• _WORKING DATA_:
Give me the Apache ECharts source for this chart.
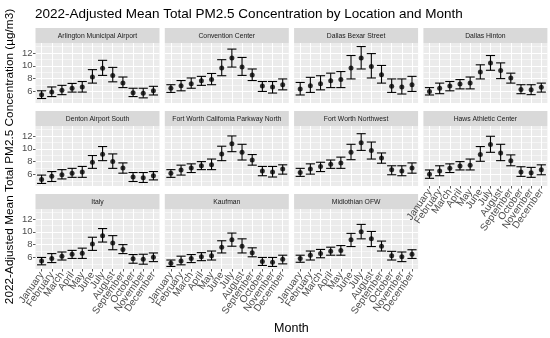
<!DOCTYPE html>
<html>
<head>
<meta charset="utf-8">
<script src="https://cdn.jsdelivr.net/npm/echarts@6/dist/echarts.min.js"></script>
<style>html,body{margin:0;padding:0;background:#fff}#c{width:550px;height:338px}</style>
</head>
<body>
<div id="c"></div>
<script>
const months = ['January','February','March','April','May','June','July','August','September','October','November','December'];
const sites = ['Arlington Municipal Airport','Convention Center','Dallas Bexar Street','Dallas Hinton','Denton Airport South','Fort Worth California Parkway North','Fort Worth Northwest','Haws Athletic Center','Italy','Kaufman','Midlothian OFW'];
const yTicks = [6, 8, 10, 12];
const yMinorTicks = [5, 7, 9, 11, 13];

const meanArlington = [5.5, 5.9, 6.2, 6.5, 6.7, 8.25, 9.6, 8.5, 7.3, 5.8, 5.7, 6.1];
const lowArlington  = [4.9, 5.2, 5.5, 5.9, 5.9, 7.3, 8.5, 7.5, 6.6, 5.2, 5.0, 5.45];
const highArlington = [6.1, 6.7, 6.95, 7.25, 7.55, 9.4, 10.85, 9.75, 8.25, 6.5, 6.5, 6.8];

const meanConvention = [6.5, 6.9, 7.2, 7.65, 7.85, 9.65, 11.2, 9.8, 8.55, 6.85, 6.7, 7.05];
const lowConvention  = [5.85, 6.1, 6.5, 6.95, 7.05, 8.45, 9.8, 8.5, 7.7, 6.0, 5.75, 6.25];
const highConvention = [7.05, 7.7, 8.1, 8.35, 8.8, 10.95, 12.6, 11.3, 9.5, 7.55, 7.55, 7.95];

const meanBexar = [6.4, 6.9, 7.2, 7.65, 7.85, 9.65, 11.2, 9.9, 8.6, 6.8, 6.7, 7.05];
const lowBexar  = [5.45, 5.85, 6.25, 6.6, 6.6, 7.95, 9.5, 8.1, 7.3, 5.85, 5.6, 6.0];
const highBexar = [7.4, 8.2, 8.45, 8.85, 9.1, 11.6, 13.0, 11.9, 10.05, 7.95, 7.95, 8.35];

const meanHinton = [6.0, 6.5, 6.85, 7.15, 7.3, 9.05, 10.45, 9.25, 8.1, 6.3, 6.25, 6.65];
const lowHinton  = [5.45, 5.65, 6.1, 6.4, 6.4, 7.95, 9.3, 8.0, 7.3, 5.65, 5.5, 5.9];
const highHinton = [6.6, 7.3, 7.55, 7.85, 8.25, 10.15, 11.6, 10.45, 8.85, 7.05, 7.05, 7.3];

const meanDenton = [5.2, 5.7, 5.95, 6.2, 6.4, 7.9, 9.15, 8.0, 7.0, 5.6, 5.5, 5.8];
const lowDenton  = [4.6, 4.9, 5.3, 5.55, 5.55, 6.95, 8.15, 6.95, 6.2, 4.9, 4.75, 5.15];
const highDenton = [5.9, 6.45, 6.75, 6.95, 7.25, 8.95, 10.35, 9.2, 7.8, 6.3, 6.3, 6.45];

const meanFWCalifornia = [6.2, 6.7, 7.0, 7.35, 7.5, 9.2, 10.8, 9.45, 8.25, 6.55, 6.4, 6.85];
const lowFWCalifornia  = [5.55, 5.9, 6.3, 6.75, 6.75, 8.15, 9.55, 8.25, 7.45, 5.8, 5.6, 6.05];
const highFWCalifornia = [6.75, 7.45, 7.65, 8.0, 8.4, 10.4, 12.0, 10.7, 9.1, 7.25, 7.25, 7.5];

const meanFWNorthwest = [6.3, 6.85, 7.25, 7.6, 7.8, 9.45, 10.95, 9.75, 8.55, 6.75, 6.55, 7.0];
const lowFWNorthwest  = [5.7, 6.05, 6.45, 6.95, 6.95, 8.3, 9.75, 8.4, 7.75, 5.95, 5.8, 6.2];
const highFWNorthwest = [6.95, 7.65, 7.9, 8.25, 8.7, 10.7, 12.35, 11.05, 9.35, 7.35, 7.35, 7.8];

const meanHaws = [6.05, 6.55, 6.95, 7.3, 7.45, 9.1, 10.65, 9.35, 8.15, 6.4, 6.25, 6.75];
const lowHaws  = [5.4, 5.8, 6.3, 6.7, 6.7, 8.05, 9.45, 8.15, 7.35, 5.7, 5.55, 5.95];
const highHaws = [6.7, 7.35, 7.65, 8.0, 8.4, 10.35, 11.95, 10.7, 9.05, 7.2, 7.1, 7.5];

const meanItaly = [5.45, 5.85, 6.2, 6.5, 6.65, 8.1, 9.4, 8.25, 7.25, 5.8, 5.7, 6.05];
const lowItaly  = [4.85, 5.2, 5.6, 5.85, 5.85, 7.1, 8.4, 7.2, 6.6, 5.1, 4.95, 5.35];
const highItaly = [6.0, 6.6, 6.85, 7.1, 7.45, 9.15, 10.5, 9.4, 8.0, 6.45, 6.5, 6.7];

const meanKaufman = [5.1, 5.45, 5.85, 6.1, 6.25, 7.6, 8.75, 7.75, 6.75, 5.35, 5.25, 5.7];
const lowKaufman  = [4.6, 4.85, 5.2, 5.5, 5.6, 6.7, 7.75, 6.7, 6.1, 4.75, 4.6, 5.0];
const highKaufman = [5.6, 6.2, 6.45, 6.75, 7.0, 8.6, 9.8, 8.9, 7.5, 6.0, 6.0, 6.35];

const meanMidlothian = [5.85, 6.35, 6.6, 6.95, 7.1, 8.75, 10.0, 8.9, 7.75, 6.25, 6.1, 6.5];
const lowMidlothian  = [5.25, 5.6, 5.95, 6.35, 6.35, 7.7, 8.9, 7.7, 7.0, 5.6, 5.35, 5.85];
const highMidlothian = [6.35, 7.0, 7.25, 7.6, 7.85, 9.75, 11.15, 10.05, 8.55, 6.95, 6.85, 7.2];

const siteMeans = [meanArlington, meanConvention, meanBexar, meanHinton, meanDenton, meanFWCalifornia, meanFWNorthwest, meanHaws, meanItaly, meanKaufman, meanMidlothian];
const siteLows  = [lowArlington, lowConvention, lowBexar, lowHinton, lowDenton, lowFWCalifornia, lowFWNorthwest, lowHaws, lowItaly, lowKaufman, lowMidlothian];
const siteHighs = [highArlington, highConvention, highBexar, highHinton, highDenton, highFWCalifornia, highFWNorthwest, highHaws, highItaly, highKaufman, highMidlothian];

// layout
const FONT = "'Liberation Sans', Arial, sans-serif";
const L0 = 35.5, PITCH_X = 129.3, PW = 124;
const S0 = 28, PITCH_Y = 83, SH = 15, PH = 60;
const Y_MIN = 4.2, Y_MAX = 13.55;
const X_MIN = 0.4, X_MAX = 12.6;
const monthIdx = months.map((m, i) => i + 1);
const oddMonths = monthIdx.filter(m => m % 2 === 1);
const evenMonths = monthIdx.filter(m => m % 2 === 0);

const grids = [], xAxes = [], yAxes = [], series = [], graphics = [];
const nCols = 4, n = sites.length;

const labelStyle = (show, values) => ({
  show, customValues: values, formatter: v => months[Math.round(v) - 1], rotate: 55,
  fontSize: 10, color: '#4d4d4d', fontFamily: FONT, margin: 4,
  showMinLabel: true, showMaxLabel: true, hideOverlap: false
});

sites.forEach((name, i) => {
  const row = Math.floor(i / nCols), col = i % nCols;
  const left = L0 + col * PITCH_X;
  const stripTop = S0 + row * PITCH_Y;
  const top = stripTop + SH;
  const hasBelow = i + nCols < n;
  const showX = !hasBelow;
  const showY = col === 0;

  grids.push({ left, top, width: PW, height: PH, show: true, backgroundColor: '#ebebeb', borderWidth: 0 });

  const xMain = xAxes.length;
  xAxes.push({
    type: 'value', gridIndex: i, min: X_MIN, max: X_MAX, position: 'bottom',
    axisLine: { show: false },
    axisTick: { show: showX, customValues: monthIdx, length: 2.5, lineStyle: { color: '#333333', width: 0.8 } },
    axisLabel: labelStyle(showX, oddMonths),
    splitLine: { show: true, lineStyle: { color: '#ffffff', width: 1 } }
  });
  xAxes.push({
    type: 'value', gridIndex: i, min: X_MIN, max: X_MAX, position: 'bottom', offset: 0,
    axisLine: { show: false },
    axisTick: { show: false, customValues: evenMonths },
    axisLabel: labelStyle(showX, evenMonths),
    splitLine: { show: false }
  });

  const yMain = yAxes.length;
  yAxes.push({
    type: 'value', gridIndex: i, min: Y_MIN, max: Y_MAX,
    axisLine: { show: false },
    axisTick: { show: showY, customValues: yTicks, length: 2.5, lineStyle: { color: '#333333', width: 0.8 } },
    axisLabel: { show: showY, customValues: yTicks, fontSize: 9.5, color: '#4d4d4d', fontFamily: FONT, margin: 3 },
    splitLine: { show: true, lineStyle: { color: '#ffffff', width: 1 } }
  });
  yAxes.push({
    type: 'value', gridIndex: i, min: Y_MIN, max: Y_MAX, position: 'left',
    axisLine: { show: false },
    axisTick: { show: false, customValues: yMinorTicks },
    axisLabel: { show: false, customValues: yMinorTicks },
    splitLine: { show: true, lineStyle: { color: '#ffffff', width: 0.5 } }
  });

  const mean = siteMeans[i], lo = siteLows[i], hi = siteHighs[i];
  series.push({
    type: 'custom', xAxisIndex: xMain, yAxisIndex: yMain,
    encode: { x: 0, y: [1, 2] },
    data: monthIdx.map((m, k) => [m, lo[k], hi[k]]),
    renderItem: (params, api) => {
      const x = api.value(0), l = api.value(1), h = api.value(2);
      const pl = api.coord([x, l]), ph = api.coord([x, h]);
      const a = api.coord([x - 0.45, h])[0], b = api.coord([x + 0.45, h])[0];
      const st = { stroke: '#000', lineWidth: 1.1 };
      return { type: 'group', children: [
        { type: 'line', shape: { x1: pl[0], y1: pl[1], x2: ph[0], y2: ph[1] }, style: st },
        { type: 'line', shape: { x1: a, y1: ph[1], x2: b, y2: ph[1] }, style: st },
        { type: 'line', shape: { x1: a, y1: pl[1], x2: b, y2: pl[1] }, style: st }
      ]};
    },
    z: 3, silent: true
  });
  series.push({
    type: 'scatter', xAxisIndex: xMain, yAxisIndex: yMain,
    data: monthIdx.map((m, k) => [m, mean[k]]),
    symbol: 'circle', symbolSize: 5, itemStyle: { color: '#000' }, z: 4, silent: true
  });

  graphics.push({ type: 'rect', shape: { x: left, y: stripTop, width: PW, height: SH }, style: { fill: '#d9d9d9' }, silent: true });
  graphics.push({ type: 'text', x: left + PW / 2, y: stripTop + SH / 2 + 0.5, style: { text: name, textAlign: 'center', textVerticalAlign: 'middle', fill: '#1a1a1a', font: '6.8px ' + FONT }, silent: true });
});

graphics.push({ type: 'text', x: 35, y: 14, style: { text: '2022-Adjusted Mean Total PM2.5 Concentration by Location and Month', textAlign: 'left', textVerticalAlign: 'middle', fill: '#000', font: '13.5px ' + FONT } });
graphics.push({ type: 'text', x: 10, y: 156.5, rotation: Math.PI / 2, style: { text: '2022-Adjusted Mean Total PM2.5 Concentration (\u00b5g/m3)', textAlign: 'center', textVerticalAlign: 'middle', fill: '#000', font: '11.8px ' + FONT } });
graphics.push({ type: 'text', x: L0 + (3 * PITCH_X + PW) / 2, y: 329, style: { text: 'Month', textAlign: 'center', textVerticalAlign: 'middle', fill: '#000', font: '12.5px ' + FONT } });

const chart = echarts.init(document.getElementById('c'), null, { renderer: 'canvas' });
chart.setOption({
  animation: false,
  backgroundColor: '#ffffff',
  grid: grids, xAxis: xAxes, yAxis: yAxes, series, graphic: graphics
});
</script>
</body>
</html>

...

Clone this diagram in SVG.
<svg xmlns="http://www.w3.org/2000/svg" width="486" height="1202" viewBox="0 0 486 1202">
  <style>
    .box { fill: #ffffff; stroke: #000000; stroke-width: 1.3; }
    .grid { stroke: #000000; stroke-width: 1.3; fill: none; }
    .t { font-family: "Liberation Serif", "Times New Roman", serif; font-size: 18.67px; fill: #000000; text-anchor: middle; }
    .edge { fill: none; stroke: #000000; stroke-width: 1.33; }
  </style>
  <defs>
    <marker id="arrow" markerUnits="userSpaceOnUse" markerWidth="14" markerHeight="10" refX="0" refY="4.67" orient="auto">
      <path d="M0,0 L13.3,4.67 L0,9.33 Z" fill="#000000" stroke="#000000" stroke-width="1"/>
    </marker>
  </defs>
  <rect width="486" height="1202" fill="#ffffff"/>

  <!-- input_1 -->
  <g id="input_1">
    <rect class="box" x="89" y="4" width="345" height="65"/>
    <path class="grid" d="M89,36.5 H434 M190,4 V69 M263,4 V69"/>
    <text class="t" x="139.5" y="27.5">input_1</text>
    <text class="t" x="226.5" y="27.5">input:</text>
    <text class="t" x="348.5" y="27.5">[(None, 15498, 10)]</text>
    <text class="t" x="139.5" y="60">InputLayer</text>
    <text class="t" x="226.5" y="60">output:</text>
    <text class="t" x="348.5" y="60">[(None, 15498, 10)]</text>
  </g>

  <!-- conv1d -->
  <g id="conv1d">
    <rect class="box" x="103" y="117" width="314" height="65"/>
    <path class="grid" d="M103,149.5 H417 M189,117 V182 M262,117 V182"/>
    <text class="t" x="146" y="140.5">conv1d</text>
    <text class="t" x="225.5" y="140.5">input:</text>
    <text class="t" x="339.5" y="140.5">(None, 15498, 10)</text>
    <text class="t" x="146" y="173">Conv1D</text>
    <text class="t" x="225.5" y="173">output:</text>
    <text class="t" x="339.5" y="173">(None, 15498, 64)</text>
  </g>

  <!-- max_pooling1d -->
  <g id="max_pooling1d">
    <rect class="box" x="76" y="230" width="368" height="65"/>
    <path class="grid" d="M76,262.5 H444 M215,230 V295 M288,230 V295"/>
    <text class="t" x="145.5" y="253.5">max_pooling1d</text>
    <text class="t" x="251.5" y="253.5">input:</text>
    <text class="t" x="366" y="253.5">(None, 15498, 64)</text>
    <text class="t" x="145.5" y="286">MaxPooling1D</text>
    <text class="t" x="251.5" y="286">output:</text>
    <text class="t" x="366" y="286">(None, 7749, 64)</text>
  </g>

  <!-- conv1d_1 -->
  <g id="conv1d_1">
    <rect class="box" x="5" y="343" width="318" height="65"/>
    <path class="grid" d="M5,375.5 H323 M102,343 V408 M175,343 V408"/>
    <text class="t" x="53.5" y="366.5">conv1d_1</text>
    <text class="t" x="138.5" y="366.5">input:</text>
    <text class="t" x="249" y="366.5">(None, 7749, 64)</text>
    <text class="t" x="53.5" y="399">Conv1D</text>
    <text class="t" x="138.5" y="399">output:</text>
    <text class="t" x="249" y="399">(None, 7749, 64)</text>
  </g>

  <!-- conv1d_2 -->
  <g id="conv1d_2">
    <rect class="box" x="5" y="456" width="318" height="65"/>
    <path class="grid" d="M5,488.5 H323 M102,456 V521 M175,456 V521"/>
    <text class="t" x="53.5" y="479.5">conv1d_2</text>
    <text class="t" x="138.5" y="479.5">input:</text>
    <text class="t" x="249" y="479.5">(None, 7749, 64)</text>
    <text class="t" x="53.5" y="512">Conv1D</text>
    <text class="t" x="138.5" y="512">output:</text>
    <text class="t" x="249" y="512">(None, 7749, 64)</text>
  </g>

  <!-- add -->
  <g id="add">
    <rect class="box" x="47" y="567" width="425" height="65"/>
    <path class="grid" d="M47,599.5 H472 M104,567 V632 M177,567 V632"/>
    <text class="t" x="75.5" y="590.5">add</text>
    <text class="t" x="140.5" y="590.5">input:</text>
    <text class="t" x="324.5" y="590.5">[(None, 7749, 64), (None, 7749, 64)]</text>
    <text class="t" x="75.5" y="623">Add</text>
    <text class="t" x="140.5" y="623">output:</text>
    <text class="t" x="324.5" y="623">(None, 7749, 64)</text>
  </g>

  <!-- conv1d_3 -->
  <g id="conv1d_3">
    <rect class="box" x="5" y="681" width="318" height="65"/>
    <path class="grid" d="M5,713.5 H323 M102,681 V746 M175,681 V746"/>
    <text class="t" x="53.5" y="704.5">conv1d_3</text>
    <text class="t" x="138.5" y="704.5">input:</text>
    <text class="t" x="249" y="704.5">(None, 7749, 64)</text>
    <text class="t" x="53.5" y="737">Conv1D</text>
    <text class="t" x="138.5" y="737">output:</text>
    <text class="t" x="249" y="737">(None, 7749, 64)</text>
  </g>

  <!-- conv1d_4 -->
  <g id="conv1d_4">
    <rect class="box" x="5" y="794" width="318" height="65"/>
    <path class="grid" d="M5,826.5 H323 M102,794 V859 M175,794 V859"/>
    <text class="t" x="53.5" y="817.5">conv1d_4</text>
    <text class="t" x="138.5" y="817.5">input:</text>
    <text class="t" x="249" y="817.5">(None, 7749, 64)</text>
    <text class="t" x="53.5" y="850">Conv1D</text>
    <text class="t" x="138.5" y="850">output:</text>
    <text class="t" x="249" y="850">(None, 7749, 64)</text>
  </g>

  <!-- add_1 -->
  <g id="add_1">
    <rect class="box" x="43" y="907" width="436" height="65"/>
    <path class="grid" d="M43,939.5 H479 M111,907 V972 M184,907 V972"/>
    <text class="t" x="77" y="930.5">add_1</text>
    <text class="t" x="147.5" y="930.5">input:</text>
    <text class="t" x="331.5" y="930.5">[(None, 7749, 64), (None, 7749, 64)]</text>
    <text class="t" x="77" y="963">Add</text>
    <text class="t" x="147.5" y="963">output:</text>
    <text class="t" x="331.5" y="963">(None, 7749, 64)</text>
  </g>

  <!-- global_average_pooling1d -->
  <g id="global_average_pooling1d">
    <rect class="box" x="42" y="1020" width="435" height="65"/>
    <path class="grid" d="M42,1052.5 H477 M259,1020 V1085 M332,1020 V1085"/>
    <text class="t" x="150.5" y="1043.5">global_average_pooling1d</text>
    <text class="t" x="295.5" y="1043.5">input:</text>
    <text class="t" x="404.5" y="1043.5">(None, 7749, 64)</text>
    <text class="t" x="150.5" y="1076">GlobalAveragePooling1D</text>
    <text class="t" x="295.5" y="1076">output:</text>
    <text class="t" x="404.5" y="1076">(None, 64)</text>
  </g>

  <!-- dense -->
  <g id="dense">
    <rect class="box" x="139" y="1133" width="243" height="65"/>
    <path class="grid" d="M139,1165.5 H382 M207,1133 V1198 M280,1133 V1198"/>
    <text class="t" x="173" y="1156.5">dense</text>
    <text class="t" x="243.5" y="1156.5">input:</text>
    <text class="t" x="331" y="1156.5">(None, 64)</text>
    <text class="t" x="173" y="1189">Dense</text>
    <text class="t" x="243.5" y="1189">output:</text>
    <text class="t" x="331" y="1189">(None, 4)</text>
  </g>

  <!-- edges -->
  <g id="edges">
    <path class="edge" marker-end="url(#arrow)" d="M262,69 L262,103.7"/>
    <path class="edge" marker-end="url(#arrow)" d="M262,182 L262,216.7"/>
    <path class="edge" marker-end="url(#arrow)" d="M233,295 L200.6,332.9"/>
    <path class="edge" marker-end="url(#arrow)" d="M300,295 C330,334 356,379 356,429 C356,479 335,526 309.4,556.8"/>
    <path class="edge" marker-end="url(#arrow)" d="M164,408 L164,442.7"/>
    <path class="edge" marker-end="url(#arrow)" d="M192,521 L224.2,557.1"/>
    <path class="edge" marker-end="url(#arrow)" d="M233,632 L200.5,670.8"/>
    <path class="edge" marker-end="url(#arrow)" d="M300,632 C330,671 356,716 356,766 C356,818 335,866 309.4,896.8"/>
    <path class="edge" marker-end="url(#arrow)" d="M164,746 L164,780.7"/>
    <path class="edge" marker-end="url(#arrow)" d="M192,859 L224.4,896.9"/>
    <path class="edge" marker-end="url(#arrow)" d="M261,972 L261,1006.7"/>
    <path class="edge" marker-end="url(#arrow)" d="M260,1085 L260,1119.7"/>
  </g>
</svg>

• _EXERCISE GOAL_: Your first line is the one with "Give me the", and your last is the one with "6.5, 6.5, 6.8];". Copy those and every line between them exactly, without any pictures.

• _OUTPUT BELOW_:
Give me the Apache ECharts source for this chart.
<!DOCTYPE html>
<html>
<head>
<meta charset="utf-8">
<script src="https://cdn.jsdelivr.net/npm/echarts@6/dist/echarts.min.js"></script>
<style>html,body{margin:0;padding:0;background:#fff}#c{width:550px;height:338px}</style>
</head>
<body>
<div id="c"></div>
<script>
const months = ['January','February','March','April','May','June','July','August','September','October','November','December'];
const sites = ['Arlington Municipal Airport','Convention Center','Dallas Bexar Street','Dallas Hinton','Denton Airport South','Fort Worth California Parkway North','Fort Worth Northwest','Haws Athletic Center','Italy','Kaufman','Midlothian OFW'];
const yTicks = [6, 8, 10, 12];
const yMinorTicks = [5, 7, 9, 11, 13];

const meanArlington = [5.5, 5.9, 6.2, 6.5, 6.7, 8.25, 9.6, 8.5, 7.3, 5.8, 5.7, 6.1];
const lowArlington  = [4.9, 5.2, 5.5, 5.9, 5.9, 7.3, 8.5, 7.5, 6.6, 5.2, 5.0, 5.45];
const highArlington = [6.1, 6.7, 6.95, 7.25, 7.55, 9.4, 10.85, 9.75, 8.25, 6.5, 6.5, 6.8];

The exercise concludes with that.